The Kennedy Center’s Theater for Young Audience on Tour program will bring its latest production to Oklahoma City next year.

The musical “The Phantom Tollbooth,” commissioned by the John F. Kennedy Center for the Performing Arts in Washington, D.C., will be performed April 20-21 at Putnam City North High School in Oklahoma City.

“The Phantom Tollbooth” marks the 16th Theater for Young Audiences Tour. The tour, which gives children and their families a chance to experience theater, brought its production of “Teddy Roosevelt and the Treasure of Ursa Major” to PC North earlier this year. Those performances weren’t open to the public, but gave thousands of metro area children the chance to see the show.

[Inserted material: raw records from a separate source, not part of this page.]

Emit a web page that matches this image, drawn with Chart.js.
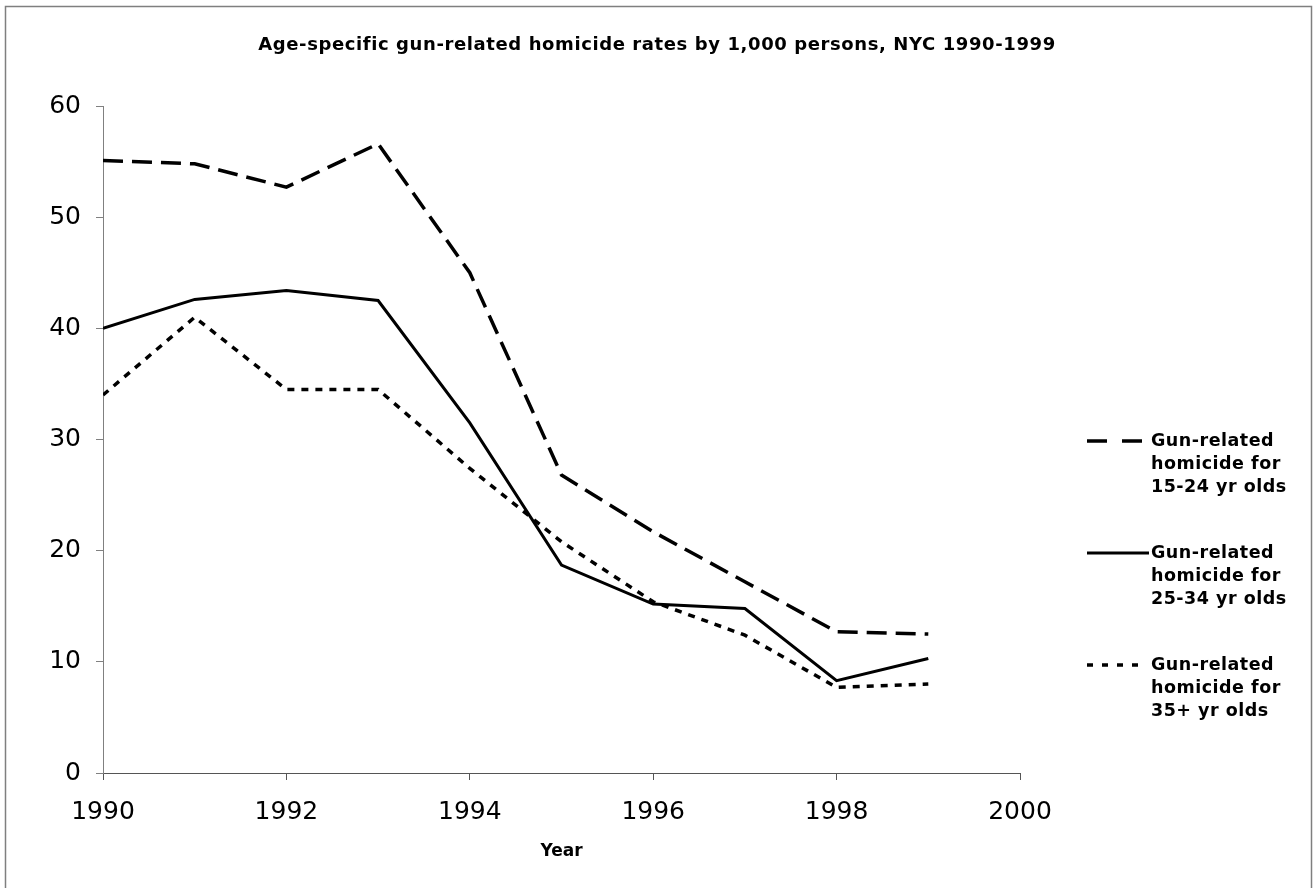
<!DOCTYPE html>
<html>
<head>
<meta charset="utf-8">
<script src="https://cdn.jsdelivr.net/npm/chart.js@4/dist/chart.umd.min.js"></script>
<style>
  html, body { margin: 0; padding: 0; background: #fff; }
  #wrap { position: relative; width: 1314px; height: 888px; }
</style>
</head>
<body>
<div id="wrap"><canvas id="c" width="1314" height="888"></canvas></div>
<script>
const titleText = 'Age-specific gun-related homicide rates by 1,000 persons, NYC 1990-1999';
const xAxisTitle = 'Year';
const years = [1990, 1991, 1992, 1993, 1994, 1995, 1996, 1997, 1998, 1999];
const age15to24 = [55.1, 54.8, 52.7, 56.6, 45.0, 26.8, 21.7, 17.2, 12.7, 12.5];
const age25to34 = [40.0, 42.6, 43.4, 42.5, 31.5, 18.7, 15.2, 14.8, 8.3, 10.3];
const age35plus = [34.0, 41.0, 34.5, 34.5, 27.4, 20.8, 15.4, 12.4, 7.7, 8.0];
const seriesLabels = [
  ['Gun-related', 'homicide for', '15-24 yr olds'],
  ['Gun-related', 'homicide for', '25-34 yr olds'],
  ['Gun-related', 'homicide for', '35+ yr olds']
];
const xTicks = ['1990', '1992', '1994', '1996', '1998', '2000'];
const yTicks = ['0', '10', '20', '30', '40', '50', '60'];
const legendDashes = [[20, 15], [], [6, 9]];

const pts = arr => arr.map((v, i) => ({ x: years[i], y: v }));

const decor = {
  id: 'decor',
  beforeDraw(chart) {
    const ctx = chart.ctx;
    ctx.save();
    ctx.fillStyle = '#fff';
    ctx.fillRect(0, 0, chart.width, chart.height);
    ctx.strokeStyle = '#7f7f7f';
    ctx.lineWidth = 1.5;
    ctx.strokeRect(5.5, 6.5, 1306, 900);
    ctx.restore();
  },
  afterDraw(chart) {
    const ctx = chart.ctx;
    ctx.save();
    ctx.fillStyle = '#000';
    ctx.textAlign = 'center';
    ctx.textBaseline = 'middle';
    ctx.font = 'bold 18px "DejaVu Sans"';
    ctx.letterSpacing = '0.6px';
    ctx.fillText(titleText, 657, 45);
    // legend
    const dsets = chart.data.datasets;
    const startY = 441, gap = 112, lh = 23;
    dsets.forEach((ds, i) => {
      const y = startY + i * gap;
      ctx.beginPath();
      ctx.setLineDash(legendDashes[i]);
      ctx.lineWidth = ds.borderWidth;
      ctx.strokeStyle = '#000';
      ctx.moveTo(1087, y);
      ctx.lineTo(i === 1 ? 1149 : 1143, y);
      ctx.stroke();
      ctx.setLineDash([]);
      ctx.font = 'bold 17.5px "DejaVu Sans"';
      ctx.letterSpacing = '0.5px';
      ctx.textAlign = 'left';
      ctx.textBaseline = 'middle';
      seriesLabels[i].forEach((t, k) => ctx.fillText(t, 1151, y + k * lh));
    });
    ctx.restore();
  }
};

new Chart(document.getElementById('c'), {
  type: 'line',
  data: {
    datasets: [
      { label: seriesLabels[0].join(' '), data: pts(age15to24), borderColor: '#000', borderWidth: 3.5, borderDash: [20, 9], pointRadius: 0, tension: 0, fill: false },
      { label: seriesLabels[1].join(' '), data: pts(age25to34), borderColor: '#000', borderWidth: 3, borderDash: [], pointRadius: 0, tension: 0, fill: false },
      { label: seriesLabels[2].join(' '), data: pts(age35plus), borderColor: '#000', borderWidth: 3.5, borderDash: [7, 7], pointRadius: 0, tension: 0, fill: false }
    ]
  },
  options: {
    responsive: false,
    animation: false,
    layout: { padding: { left: 5, top: 106, right: 294, bottom: 0 } },
    plugins: { legend: { display: false }, title: { display: false }, tooltip: { enabled: false } },
    scales: {
      x: {
        type: 'linear', min: 1990, max: 2000,
        afterFit(s) { s.height = 115; },
        afterBuildTicks(s) { s.ticks = xTicks.map(t => ({ value: Number(t) })); },
        ticks: { callback: (v, i) => xTicks[i], color: '#000', font: { family: 'DejaVu Sans', size: 25 }, padding: 17, maxRotation: 0, autoSkip: false },
        grid: { drawOnChartArea: false, drawTicks: true, tickLength: 7, color: '#555', lineWidth: 1 },
        border: { display: true, color: '#555', width: 1 },
        title: { display: true, text: xAxisTitle, color: '#000', font: { family: 'DejaVu Sans', size: 17, weight: 'bold' }, padding: { top: 0, bottom: 26 } }
      },
      y: {
        min: 0, max: 60,
        afterFit(s) { s.width = 98; },
        afterBuildTicks(s) { s.ticks = yTicks.map(t => ({ value: Number(t) })); },
        ticks: { callback: (v, i) => yTicks[i], color: '#000', font: { family: 'DejaVu Sans', size: 25 }, padding: 15, autoSkip: false },
        grid: { drawOnChartArea: false, drawTicks: true, tickLength: 7, color: '#808080', lineWidth: 1 },
        border: { display: true, color: '#808080', width: 1 }
      }
    }
  },
  plugins: [decor]
});
</script>
</body>
</html>
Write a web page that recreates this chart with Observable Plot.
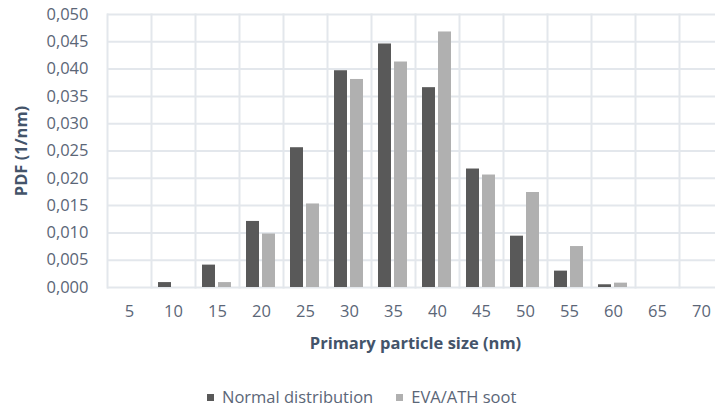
<!DOCTYPE html>
<html>
<head>
<meta charset="utf-8">
<script src="https://cdn.jsdelivr.net/npm/d3@7"></script>
<script src="https://cdn.jsdelivr.net/npm/@observablehq/plot@0.6"></script>
<style>
  html, body { margin: 0; padding: 0; background: #fff; }
  #wrap { position: relative; width: 715px; height: 408px; overflow: hidden; font-family: "Open Sans", Lato, sans-serif; }
  g[aria-label="y-axis label"], g[aria-label="fx-axis label"] { font-weight: bold; fill: #44546a; }
  #legend { position: absolute; left: 207px; top: 387px; display: flex; align-items: center; font-size: 16.5px; color: #5b6677; line-height: 20px; white-space: nowrap; }
  .sw { width: 7px; height: 7px; display: inline-block; margin-right: 8px; }
  .item { display: flex; align-items: center; }
</style>
</head>
<body>
<div id="wrap">
  <div id="chart"></div>
  <div id="legend"></div>
</div>
<script>
const sizes = [5, 10, 15, 20, 25, 30, 35, 40, 45, 50, 55, 60, 65, 70];
const seriesNames = ["Normal distribution", "EVA/ATH soot"];
const normalValues = [0, 0.0009, 0.0041, 0.0121, 0.0256, 0.0397, 0.0446, 0.0366, 0.0217, 0.0094, 0.0030, 0.0005, 0, 0];
const evaValues = [0, 0, 0.0009, 0.0098, 0.0153, 0.0381, 0.0413, 0.0468, 0.0206, 0.0174, 0.0075, 0.0008, 0, 0];
const yTicks = [0, 0.005, 0.01, 0.015, 0.02, 0.025, 0.03, 0.035, 0.04, 0.045, 0.05];
const colors = ["#595959", "#b0b0b0"];

const data = sizes.flatMap((s, i) => [
  {size: s, series: seriesNames[0], value: normalValues[i]},
  {size: s, series: seriesNames[1], value: evaValues[i]}
]);

const fmt = d => d3.format(".3f")(d).replace(".", ",");
const gridColor = "#e3e7ec";

const chart = Plot.plot({
  width: 715,
  height: 355,
  marginLeft: 104,
  marginRight: -10.4,
  marginTop: 14,
  marginBottom: 68,
  style: {fontFamily: "'Open Sans', Lato, sans-serif", fontSize: "16.5px", color: "#5b6677", background: "white", overflow: "visible"},
  fx: {domain: sizes, padding: 0},
  x: {domain: seriesNames, paddingInner: 0.18, paddingOuter: 0.43, axis: null},
  y: {domain: [0, 0.05]},
  color: {domain: seriesNames, range: colors},
  marks: [
    Plot.gridY(yTicks, {stroke: gridColor, strokeWidth: 2, strokeOpacity: 1}),
    Plot.frame({anchor: "left", stroke: gridColor, strokeWidth: 2, strokeOpacity: 1}),
    Plot.barY(data, {fx: "size", x: "series", y: "value", fill: "series"}),
    Plot.axisY(yTicks, {tickSize: 0, tickPadding: 19, tickFormat: fmt, label: "PDF (1/nm)", labelAnchor: "center", labelOffset: 92, labelArrow: false}),
    Plot.axisFx({anchor: "bottom", tickSize: 0, tickPadding: 18, label: "Primary particle size (nm)", labelAnchor: "center", labelOffset: 61, labelArrow: false})
  ]
});
document.getElementById("chart").appendChild(chart);

const legend = document.getElementById("legend");
seriesNames.forEach((name, i) => {
  const item = document.createElement("div");
  item.className = "item";
  if (i > 0) item.style.marginLeft = "23px";
  const sw = document.createElement("span");
  sw.className = "sw";
  sw.style.background = colors[i];
  item.appendChild(sw);
  const t = document.createElement("span");
  t.textContent = name;
  item.appendChild(t);
  legend.appendChild(item);
});
</script>
</body>
</html>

The seven-month tour of “The Phantom Tollbooth” starts Sept. 30 in Washington, D.C.; the Oklahoma City stop in April will be the last on the tour. The show will travel to 58 cities in 27 states along the way.

“The Phantom Tollbooth” is based on the acclaimed 1961 children’s book of the same name by Norton Juster. It was made into a movie in 1969. Juster’s second children’s book, “The Dot and the Line: A Romance in Lower Mathematics,” was adapted by famed animator Chuck Jones and won the 1965 Academy Award for best animated short film.

Juster’s new book, “Sourpuss and Sweetie Pie,” will be released on Oct. 1.

“The Phantom Tollbooth” tells of a boy named Milo who is bored with everything. One day, a tollbooth magically appears in his bedroom and whisks him off on an adventure with a ticking watchdog (literally a dog with a watch in him) named Tock. On his journey, Milo must rescue the Princesses of Rhyme and Reason from the Castle in the Air.

I read “The Phantom Tollbooth” to my older son, Chris, when he was about 10 years old, and it’s a wonderfully imaginative story. Metro area kids are lucky to have the chance to see it played out on stage in musical form.